The slices module contains components for slice prediction tasks:

  • cli.py: CLI command entry for slice prediction, including options for preprocessing, training, and inference.

  • data.py: Data loading and preprocessing utilities for slice prediction, including the SlicesDataset and GraphDataset classes for loading and handling slice data.

  • inference.py: Inference functionality for slice prediction, including utilities for running inference on autoencoders and the final prediction model.

  • preprocessing.py: Preprocessing utilities for slice prediction, including functions for loading and converting slice image data.

  • schema: Pydantic schema definitions for slice prediction tasks, including preprocessing, inference, and training settings.

  • training.py: Training functionality for slice prediction models, including the run_train_ae and run_train_mgn functions for training autoencoders and the final prediction model, respectively.

mlsimkit.learn.surface

The surface module contains components for surface variable prediction tasks:

  • cli.py: CLI command entry for surface variable prediction, including options for preprocessing, training, inference, and visualization.

  • data.py: Data loading and preprocessing utilities for surface variable prediction, including the SurfaceDataset class for loading and handling surface data.

  • inference.py: Inference functionality for surface variable prediction, including utilities for running inference and converting predictions to VTK/PyVista formats.

  • preprocessing.py: Preprocessing utilities for surface variable prediction, including functions for processing mesh files, mapping data to STL files, and handling surface variables.

  • schema: Pydantic schema definitions for surface variable prediction tasks, including preprocessing, inference, training, and visualization settings.

  • training.py: Training functionality for surface variable prediction models, including the run_train function for training surface prediction models using the shared training loop.

  • visualize.py: Visualization utilities for surface variable prediction results, including the Viewer class for rendering and visualizing predictions.

mlsimkit.learn.manifest

The manifest module provides utilities for working with data manifests:

  • manifest.py: This file contains the core functionality for creating, splitting, and processing manifests. It includes functions for:

    • Generating manifest entries from simulation “run” folders, extracting parameter values from data files and file paths from glob patterns.

    • Reading and writing manifest files in JSON lines format.

    • Creating and copying working manifests to avoid modifying the original user manifests.

    • Resolving file paths within manifests, handling relative and absolute paths.

    • Splitting manifests into train, validation, and test sets based on specified percentages and random seeds.

  • cli.py: This file provides the command-line interface (CLI) for working with manifests:

    • The create command generates a manifest file from a dataset, extracting parameter values from data files and file paths from glob patterns.

    • The split command splits an existing manifest file into train, validation, and test sets based on the provided split settings.

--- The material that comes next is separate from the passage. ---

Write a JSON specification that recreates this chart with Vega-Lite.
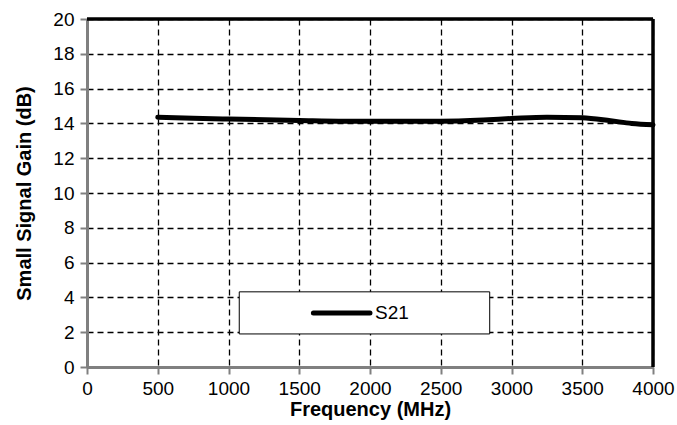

The manifest module plays a crucial role in managing and preprocessing data for the various machine learning tasks supported by MLSimKit. It ensures that the necessary data files and metadata are organized and accessible through the manifest files, which are then used by other components of the toolkit for tasks such as training and inference.

mlsimkit.learn.networks

The networks module contains implementations of various neural network architectures used in the toolkit:

  • autoencoder.py: Implementation of convolutional autoencoders, including the ConvAutoencoder class and related utilities for training and inference.

  • mgn.py: Implementation of MeshGraphNets, a graph neural network architecture, including the MeshGraphNet class and related utilities for training and inference.

  • schema: Pydantic schema definitions for network architectures, including settings for convolutional autoencoders.